Think ‘bike.' If you're not expecting to see one, you may not until it's too late.

  • Bikes are small and manoeuvrable and so may seem to appear from nowhere in traffic.
  • Riders may position themselves in different parts of the road to improve their forward vision or to avoid hazards such as potholes or diesel spills. Give them room.
  • Be aware of your blind spots and check that they're clear before changing lanes.
  • Bikes can filter, let them. Blocking a bike from getting past is dangerous.
  • Consider some advanced training to progress your driving skills.

We know it's not always the driver’s fault, but by taking that extra second to check for bikes you could just save yourself a lot of time.

Assume no-one has seen you, even if you’re wearing hi-viz.
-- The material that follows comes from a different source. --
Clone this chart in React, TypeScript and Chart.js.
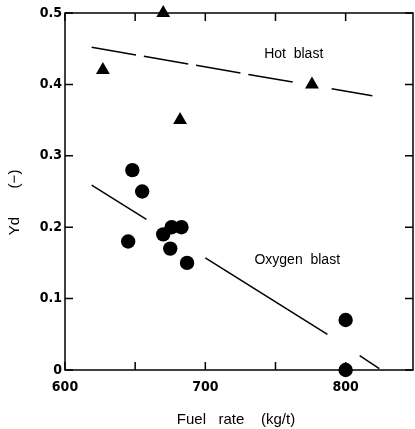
import React, { useEffect, useRef } from 'react';
import { Chart, registerables } from 'chart.js';

Chart.register(...registerables);

// Data
const hotBlastX = [627, 670, 682, 776];
const hotBlastY = [0.42, 0.5, 0.35, 0.4];
const oxygenBlastX = [645, 648, 655, 670, 676, 683, 675, 687, 800, 800];
const oxygenBlastY = [0.18, 0.28, 0.25, 0.19, 0.2, 0.2, 0.17, 0.15, 0.07, 0.0];

// Trend lines (visible pieces)
const hotLineX = [[619, 766], [790, 819]];
const hotLineY = [[0.452, 0.402], [0.394, 0.384]];
const oxyLineX = [[619, 658], [700, 787], [810, 824]];
const oxyLineY = [[0.259, 0.211], [0.157, 0.05], [0.02, 0.002]];

// Axes
const xTicks = [600, 650, 700, 750, 800];
const xTickLabels = ['600', '', '700', '', '800'];
const yTicks = [0, 0.1, 0.2, 0.3, 0.4, 0.5];
const yTickLabels = ['0', '0.1', '0.2', '0.3', '0.4', '0.5'];
const xTitle = 'Fuel   rate    (kg/t)';
const yTitleParts = ['Yd', '(−)'];

// In-plot labels
const noteTexts = ['Hot  blast', 'Oxygen  blast'];
const noteX = [763, 765.5];
const noteY = [0.437, 0.1485];

const TICK_FONT = "'Liberation Sans Narrow', 'DejaVu Sans Condensed', sans-serif";
const TEXT_FONT = "'Liberation Sans', Arial, sans-serif";

const framePlugin = {
  id: 'frame',
  afterDraw(chart: any) {
    const { ctx, chartArea: a, scales } = chart;
    const xs = scales.x;
    const ys = scales.y;
    ctx.save();
    ctx.strokeStyle = '#000';
    ctx.lineWidth = 1.5;
    ctx.strokeRect(a.left, a.top, a.right - a.left, a.bottom - a.top);
    const tl = 8;
    ctx.beginPath();
    xTicks.forEach((v) => {
      const px = xs.getPixelForValue(v);
      ctx.moveTo(px, a.bottom);
      ctx.lineTo(px, a.bottom - tl);
      ctx.moveTo(px, a.top);
      ctx.lineTo(px, a.top + tl);
    });
    yTicks.forEach((v) => {
      const py = ys.getPixelForValue(v);
      ctx.moveTo(a.left, py);
      ctx.lineTo(a.left + tl, py);
      ctx.moveTo(a.right, py);
      ctx.lineTo(a.right - tl, py);
    });
    ctx.stroke();

    ctx.fillStyle = '#000';
    ctx.font = `14px ${TEXT_FONT}`;
    ctx.textAlign = 'center';
    ctx.textBaseline = 'alphabetic';
    noteTexts.forEach((t, i) => {
      ctx.fillText(t, xs.getPixelForValue(noteX[i]), ys.getPixelForValue(noteY[i]));
    });

    // x title
    ctx.font = `15px ${TEXT_FONT}`;
    ctx.textBaseline = 'alphabetic';
    ctx.fillText(xTitle, (a.left + a.right) / 2 - 3, a.bottom + 54);

    // y title (rotated)
    ctx.font = `15px ${TEXT_FONT}`;
    ctx.textBaseline = 'middle';
    const tx = a.left - 50;
    const pos = [a.top + 213, a.top + 166];
    yTitleParts.forEach((t, i) => {
      ctx.save();
      ctx.translate(tx, pos[i]);
      ctx.rotate(-Math.PI / 2);
      ctx.fillText(t, 0, 0);
      ctx.restore();
    });
    ctx.restore();
  },
};

export default function App() {
  const ref = useRef<HTMLCanvasElement | null>(null);

  useEffect(() => {
    if (!ref.current) return;
    const datasets: any[] = [];
    hotLineX.forEach((seg, i) => {
      datasets.push({
        type: 'line',
        data: seg.map((x, j) => ({ x, y: hotLineY[i][j] })),
        borderColor: '#000',
        borderWidth: 1.5,
        borderDash: [45, 8],
        pointRadius: 0,
        showLine: true,
        fill: false,
      });
    });
    oxyLineX.forEach((seg, i) => {
      datasets.push({
        type: 'line',
        data: seg.map((x, j) => ({ x, y: oxyLineY[i][j] })),
        borderColor: '#000',
        borderWidth: 1.5,
        pointRadius: 0,
        showLine: true,
        fill: false,
      });
    });
    datasets.push({
      label: 'Hot blast',
      data: hotBlastX.map((x, i) => ({ x, y: hotBlastY[i] })),
      pointStyle: 'triangle',
      pointRadius: 8,
      backgroundColor: '#000',
      borderColor: '#000',
      borderWidth: 0,
      clip: false,
    });
    datasets.push({
      label: 'Oxygen blast',
      data: oxygenBlastX.map((x, i) => ({ x, y: oxygenBlastY[i] })),
      pointStyle: 'circle',
      pointRadius: 7.2,
      backgroundColor: '#000',
      borderColor: '#000',
      borderWidth: 0,
      clip: false,
    });

    const chart = new Chart(ref.current, {
      type: 'scatter',
      data: { datasets },
      options: {
        animation: false,
        responsive: false,
        devicePixelRatio: 1,
        layout: { autoPadding: false, padding: { top: 13, right: 2, left: 0, bottom: 0 } },
        plugins: {
          legend: { display: false },
          tooltip: { enabled: false },
        },
        scales: {
          x: {
            type: 'linear',
            min: 600,
            max: 848,
            grid: { display: false, drawTicks: false },
            border: { display: false },
            afterBuildTicks: (s: any) => {
              s.ticks = xTicks.map((v) => ({ value: v }));
            },
            afterFit: (s: any) => {
              s.height = 59;
              s.paddingLeft = 0;
              s.paddingRight = 0;
            },
            ticks: {
              padding: 9,
              color: '#000',
              maxRotation: 0,
              autoSkip: false,
              font: { family: TICK_FONT, size: 14, weight: 'bold' },
              callback: (_v: any, i: number) => xTickLabels[i],
            },
          },
          y: {
            type: 'linear',
            min: 0,
            max: 0.5,
            grid: { display: false, drawTicks: false },
            border: { display: false },
            afterBuildTicks: (s: any) => {
              s.ticks = yTicks.map((v) => ({ value: v }));
            },
            afterFit: (s: any) => {
              s.width = 65;
              s.paddingTop = 0;
              s.paddingBottom = 0;
            },
            ticks: {
              padding: 3,
              color: '#000',
              autoSkip: false,
              font: { family: TICK_FONT, size: 14, weight: 'bold' },
              callback: (_v: any, i: number) => yTickLabels[i],
            },
          },
        },
      },
      plugins: [framePlugin],
    } as any);
    return () => chart.destroy();
  }, []);

  return (
    <div style={{ position: 'absolute', left: 0, top: 0, width: 415, height: 429, background: '#fff' }}>
      <canvas ref={ref} width={415} height={429} />
    </div>
  );
}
  • Use road positioning to give yourself extra space and time to see and be seen.
  • Moderate your speed. People struggle to perceive the speed of small objects approaching them.
  • When filtering move gently with the traffic, don’t try to force your way through.
  • Have an escape route planned just in case the worst does happen.
  • Ensure you can get the most from your brakes should you need them.
  • Consider some advanced training to further sharpen your skills.

But it's not always the driver’s fault. By taking an extra second to plan your riding on the approach to junctions you could just save yourself a lot of time.

The Road Safety team consults local motorcyclists regarding their thoughts and views on motorcycling safety on a regular basis, both at events and meets, as well as by email. If you ride and would like to be part of this consultation process, you can join the e-list by contacting us at this address

We have produced our own Think Bike stickers, and we have a limited number available free. To get yours, email us at the address above  with your name and postal address (maximum two stickers per person while stocks last. Larger quantities may be made available for clubs and organisations - call 01726 72582 for more information). When requesting your stickers, please let us know where you heard about them. Thank you.

While we hope you will never need one, you can get more details about, and request your own CRASH card here.

"Immediate care at the roadside in an emergency" is a first aid course which supplies participants with the knowledge and skills required to manage the scene of a road traffic collision. This one-day course deals with the different types of life-threatening trauma encountered at the scene.

The course is run, assessed and certificated by South Western Ambulance Service Trust.